In your case, we are evaluating a condition on the dataframe
# both are valid
df[df$Gender == "Female",] or  df[df[,2] == "Female",] 

which is nothing but indexing the df as

df[c(3,4),] or df[c(FALSE,FALSE,TRUE,TRUE),]
df$Gender == "Female"
[1] FALSE FALSE  TRUE  TRUE

df[c(3,4),] Which basically rows 3 and 4, and all columns So, you are basically extracting variables to pass them as index. To extract variables of specific column from a data frame we use $ on dataframe help("$") help("[").

one more useful resource http://www.ats.ucla.edu/stat/r/modules/subsetting.htm

Rethinking about your Q, Why to preface the Column with df when R needs to know the df you are working with ! I could not have a better explanation than above, You need to extract the variable to pass row indexes where your condition has been evaluated TRUE. Probably in dataframe columns are not referred as variables.

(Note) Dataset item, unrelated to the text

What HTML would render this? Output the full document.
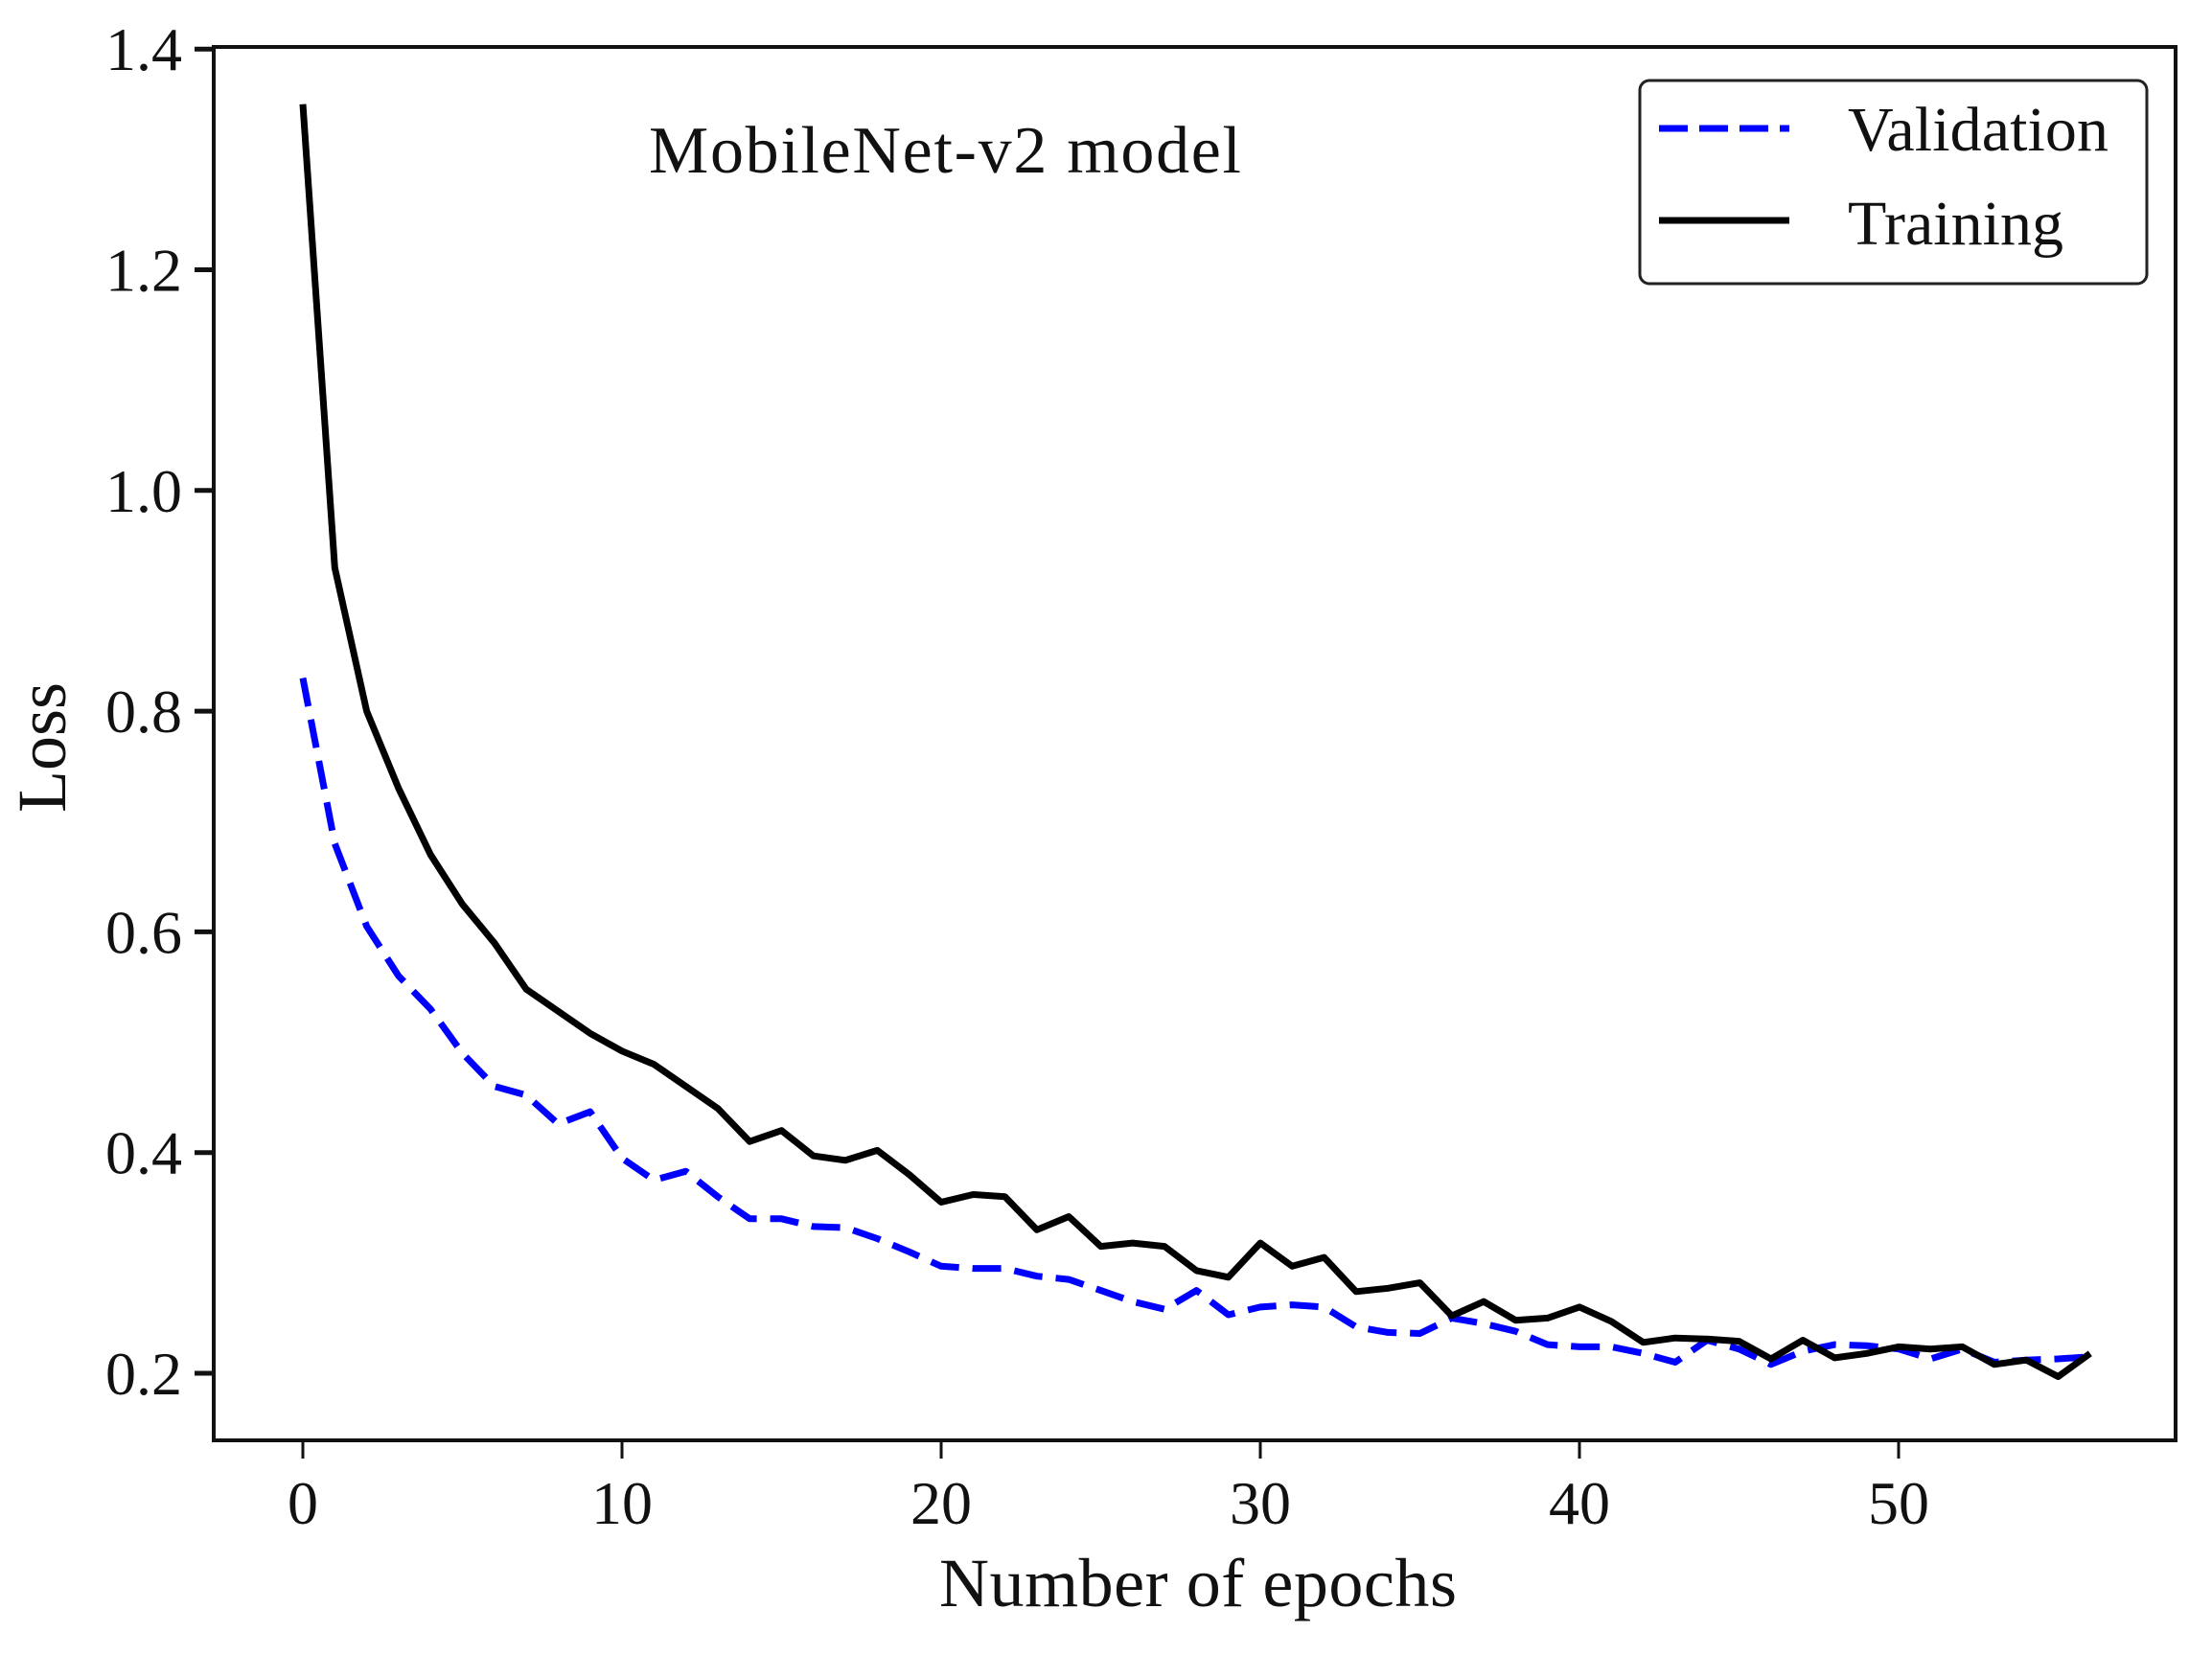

But, I have a good news, where things work like you think. Where, columns are referred to as variables. It is datatable. Where columns are referred as variables, thus making easy to understand syntax for indexing, joining and other data manipulations. It is an amazing package, and easy to master it.

require(data.table)
DT<-data.table(df)
 Name Gender
1:  mark   Male
2:   joe   Male
3: cathy Female
4:  zoya Female

DT[Gender == "Female"]
    Name Gender
1: cathy Female
2:  zoya Female

Yes, you don't need to preface the df again, just passing columns. Best part is, it is more efficient, faster and easier to use compared to data.frame I hope it helps.